On Tue, 2018-04-03 at 09:29 -0400, John Ferlan wrote:
Maybe we need to formulate some sort of "annual processing"
to declare
minimal version support and declare certain non-maintained drivers to be
dead. I believe it becomes harder and harder to support a policy of must
keep support for some sort of "older distro" as time goes on. Tools we
use or rely on don't seem to have this same policy. Considering the
recent python-2 to python-3 adjustments and what seems to be progressing
towards a debate about JSON or yajl parse/formatting support - it seems
upstream libvirt gets caught in the middle of a many "hard places".
I think there's a distinction to be made between what's part of
the "base system" and what's part of the virtualization stack.

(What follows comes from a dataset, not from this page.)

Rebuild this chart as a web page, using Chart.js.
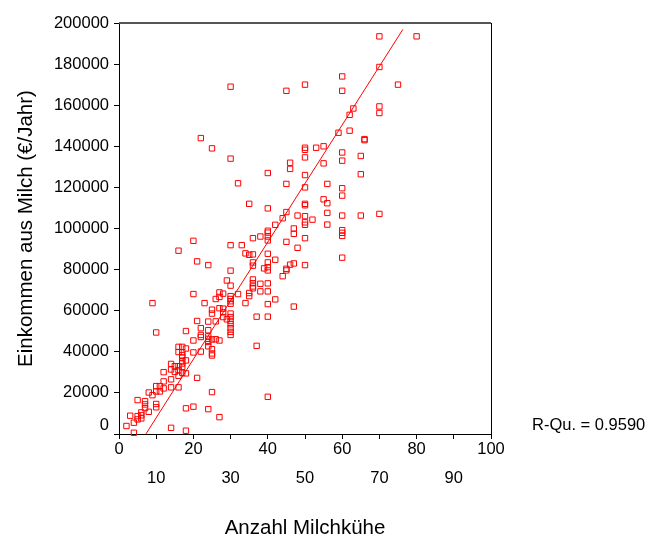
<!DOCTYPE html>
<html lang="de">
<head>
  <meta charset="UTF-8"/>
  <title>Einkommen aus Milch – Streudiagramm</title>
  <script src="https://cdn.jsdelivr.net/npm/chart.js"></script>
  <style>
    html, body { margin: 0; padding: 0; background: #fff; }
    #wrap { width: 653px; height: 539px; }
  </style>
</head>
<body>
  <div id="wrap"><canvas id="scatter" width="653" height="539"></canvas></div>
  <script>
    // Anzahl Milchkühe (x) und Einkommen aus Milch in €/Jahr (y)
    const cows = [
      30, 45, 50, 60, 60, 75, 70, 80, 70, 22,
      25, 30, 46, 46, 50, 50, 50, 53, 55, 59,
      62, 62, 63, 70, 70, 66, 66, 40, 32, 45,
      50, 50, 55, 60, 60, 65, 65, 56, 60, 60,
      55, 56, 35, 40, 45, 48, 50, 50, 50, 44,
      52, 56, 60, 65, 70, 50, 50, 56, 47, 47,
      60, 60, 60, 50, 48, 47, 46, 50, 60, 47,
      42, 40, 40, 40, 40, 45, 36, 38, 30, 33,
      34, 35, 36, 36, 36, 40, 40, 42, 40, 40,
      39, 45, 45, 44, 36, 36, 36, 36, 38, 38,
      40, 40, 40, 40, 42, 37, 37, 40, 30, 29,
      30, 30, 30, 30, 30, 32, 34, 35, 35, 20,
      9, 20, 16, 21, 24, 23, 26, 27, 28, 27,
      25, 25, 28, 28, 28, 27, 30, 30, 30, 30,
      30, 30, 30, 29, 26, 24, 21, 18, 22, 22,
      22, 24, 24, 24, 20, 22, 24, 25, 26, 27,
      24, 25, 25, 25, 20, 16, 17, 16, 17, 17,
      17, 18, 18, 17, 17, 14, 15, 14, 15, 16,
      16, 17, 17, 18, 16, 12, 14, 12, 10, 11,
      12, 10, 11, 9, 14, 16, 8, 21, 5, 7,
      7, 7, 10, 10, 8, 6, 6, 6, 5, 5,
      4, 3, 2, 14, 18, 18, 20, 24, 25, 27, 10, 4
    ];
    const income = [
      169000, 167000, 170000, 174000, 167000, 170000, 193500, 193500, 178600, 144000,
      139000, 134000, 132000, 129000, 139300, 138300, 134600, 139300, 140000, 146600,
      147600, 155300, 158400, 159400, 156200, 143000, 143500, 127000, 122000, 121700,
      126000, 120000, 131700, 137000, 133000, 135300, 126400, 121700, 119600, 116000,
      114200, 112300, 112000, 109800, 108000, 106300, 112000, 111300, 106000, 105000,
      104300, 107600, 106300, 106300, 107100, 103000, 101800, 101900, 100000, 97400,
      99200, 97900, 96400, 95300, 90600, 83000, 82400, 82200, 85800, 62000,
      101800, 98900, 98000, 96100, 94200, 93500, 95300, 96100, 91900, 91900,
      87900, 87200, 87400, 83500, 81900, 87700, 83500, 84800, 81200, 79600,
      80600, 80400, 79600, 76800, 75200, 73400, 71800, 70900, 73100, 69400,
      73300, 69400, 63200, 57100, 65500, 57100, 42900, 18100, 79500, 74700,
      72200, 67100, 65700, 64600, 63400, 68100, 63700, 68600, 67100, 68100,
      63700, 94000, 89200, 84000, 82200, 63700, 65700, 68900, 68300, 66700,
      60500, 58600, 61000, 59200, 56900, 61200, 58600, 56900, 55000, 53400,
      51500, 49700, 48200, 55800, 54800, 54700, 55000, 50100, 51500, 48200,
      47200, 50500, 46300, 47500, 45500, 40100, 44800, 46000, 46100, 45500,
      42700, 41300, 39200, 38200, 39700, 42400, 42400, 39900, 39800, 38300,
      37200, 41600, 35800, 35400, 34300, 34100, 33000, 31400, 30200, 33000,
      31100, 32700, 29800, 29500, 28300, 30100, 26600, 25600, 23300, 23300,
      22200, 20700, 20700, 18900, 22700, 22700, 20200, 27300, 16500, 16000,
      14400, 12600, 14600, 13000, 10800, 10500, 9100, 7600, 8700, 7100,
      5500, 8900, 3900, 3000, 1600, 12500, 13300, 12100, 20400, 8200, 49400, 600
    ];

    // Regressionsgerade, Endpunkte auf der x-Achse
    const fitX = [7.23, 76.3];
    const fitIntercept = -20600;
    const fitSlope = 2850;
    const rSquaredLabel = "R-Qu. = 0.9590";

    const xTicks = [0, 10, 20, 30, 40, 50, 60, 70, 80, 90, 100];
    const yTicks = [0, 20000, 40000, 60000, 80000, 100000, 120000, 140000, 160000, 180000, 200000];

    const FONT = "'Liberation Sans', Arial, Helvetica, sans-serif";

    const framePlugin = {
      id: 'frame',
      beforeDatasetsDraw(chart) {
        const { ctx, chartArea: a } = chart;
        ctx.save();
        ctx.strokeStyle = '#555';
        ctx.lineWidth = 2;
        ctx.beginPath();
        ctx.moveTo(a.left, a.top);
        ctx.lineTo(a.right, a.top);
        ctx.stroke();
        ctx.strokeStyle = '#000';
        ctx.lineWidth = 1;
        ctx.beginPath();
        ctx.moveTo(a.right + 0.5, a.top);
        ctx.lineTo(a.right + 0.5, a.bottom);
        ctx.stroke();
        ctx.restore();
      },
      afterDraw(chart) {
        const { ctx } = chart;
        ctx.save();
        ctx.fillStyle = '#000';
        ctx.font = "16.5px " + FONT;
        ctx.textAlign = 'left';
        ctx.textBaseline = 'middle';
        ctx.fillText(rSquaredLabel, 532, 425);
        ctx.restore();
      }
    };

    new Chart(document.getElementById('scatter'), {
      type: 'scatter',
      data: {
        datasets: [
          {
            label: 'Beobachtet',
            data: cows.map((c, i) => ({ x: c, y: income[i] })),
            pointStyle: 'rect',
            pointRadius: 3.8,
            pointBorderWidth: 1,
            pointBorderColor: '#ff0000',
            pointBackgroundColor: 'rgba(0,0,0,0)',
            clip: false
          },
          {
            type: 'line',
            label: 'Linear',
            data: fitX.map(x => ({ x, y: fitIntercept + fitSlope * x })),
            borderColor: '#ff0000',
            borderWidth: 1,
            pointRadius: 0,
            fill: false
          }
        ]
      },
      options: {
        responsive: false,
        animation: false,
        devicePixelRatio: 1,
        layout: { padding: { left: 0, top: 23, right: 162, bottom: 0 } },
        plugins: { legend: { display: false }, tooltip: { enabled: false } },
        scales: {
          x: {
            type: 'linear',
            min: 0,
            max: 100,
            afterBuildTicks: s => { s.ticks = xTicks.map(v => ({ value: v })); },
            afterFit: s => { s.height = 105; },
            border: { display: true, color: '#000', width: 1 },
            grid: { drawOnChartArea: false, drawTicks: true, tickLength: 5, color: '#000' },
            ticks: {
              autoSkip: false,
              maxRotation: 0,
              padding: -4.5,
              color: '#000',
              font: { family: FONT, size: 16.5, lineHeight: 29 / 16.5 },
              callback: v => ((v / 10) % 2 === 1 ? ['', String(v)] : String(v))
            },
            title: {
              display: true,
              text: 'Anzahl Milchkühe',
              color: '#000',
              font: { family: FONT, size: 20.5, lineHeight: 1 },
              padding: { top: 0, bottom: 0 }
            }
          },
          y: {
            type: 'linear',
            min: 0,
            max: 200000,
            afterBuildTicks: s => { s.ticks = yTicks.map(v => ({ value: v })); },
            afterFit: s => { s.width = 119; },
            border: { display: true, color: '#000', width: 1 },
            grid: { drawOnChartArea: false, drawTicks: true, tickLength: 5, color: '#000' },
            ticks: {
              autoSkip: false,
              padding: 5,
              color: '#000',
              font: { family: FONT, size: 16.5, lineHeight: 18 / 16.5 },
              callback: v => (v === 0 ? ['0', ''] : String(v))
            },
            title: {
              display: true,
              text: 'Einkommen aus Milch (€/Jahr)',
              color: '#000',
              font: { family: FONT, size: 20.5, lineHeight: 1 },
              padding: { top: 16, bottom: 0 }
            }
          }
        }
      },
      plugins: [framePlugin]
    });
  </script>
</body>
</html>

The former is much harder to replace: if we want libvirt to build
at all on RHEL 6, we can't use glibc features that are not available
in RHEL 6's glibc, for example. Same goes for Python, yajl and many
more projects we build upon.
On the other hand, as long as both libvirt and QEMU can be built
and run on RHEL 6, it's perfectly reasonable for someone to take
the latest upstream version of *both* and run them on top of what's
still a supported OS.
Of course, it's still very possible to just stick with whatever
your vendor is offering: in RHEL 6's case, that would be QEMU 0.12
and libvirt 0.10.2, both of which are many years old at this point.
The only issue arises when you try to *combine* the two approaches,
and want to have the very latest libvirt drive RHEL 6's ancient QEMU
version. That's the kind of scenario that, when acknowledged, forces
us to keep around a lot of crufty code. What me and Peter (and Jano,
I guess, since he posted the series to begin with ;) are arguing is
that such a scenario is not very reasonable and we should stop
pretending it is, by keeping around support for RHEL 6 but requiring
a reasonably modern QEMU.
At least we have some sort of CI environment that tells us when
we've
violated some old version or a distro that some developer didn't
consider/use. Of course, by moving the cheese from upstream to the CI
environment - that essentially "moves" the problem of keeping older
version support on the CI environment rather than the upstream
development environment. All the dependency requirements are (at least
to me) mind boggling to try to keep track of. Not sure we document them
anywhere either.
What you're looking for is
https://libvirt.org/git/?p=libvirt-jenkins-ci.git;a=tree;f=guests/vars
where we keep track, for each of the projects built on the CentOS
CI, of the build dependencies and, for each of the OS we build on,
what package needs to be installed in order to satisfy said build
dependencies.
And yes, it was a *lot* of work to put it together. Keeping it up
to date is not that bad, though :)
While perhaps not thought of completely in that manner, perhaps the
*-maint branches should become "the" mechanism for support of older or
more stable supported code. Probably means we need to do a better job at
making sure *-maint branches always get created and of course document
perhaps what "version adjustments" or "dependency changes" occurred
for
any particular *-maint branch. Additionally, as part of the review
process consider whether or not a patch [series] should be back ported
into those type branches. That leaves upstream to be relatively fresh or
at least fresh to some period of time chosen.
I don't think we want to use maint branches for that.
We should just keep doing regular releases and, once vendors have
lost interest in keeping their downstream libvirt builds updated
besides critical issues, move on - as they already have.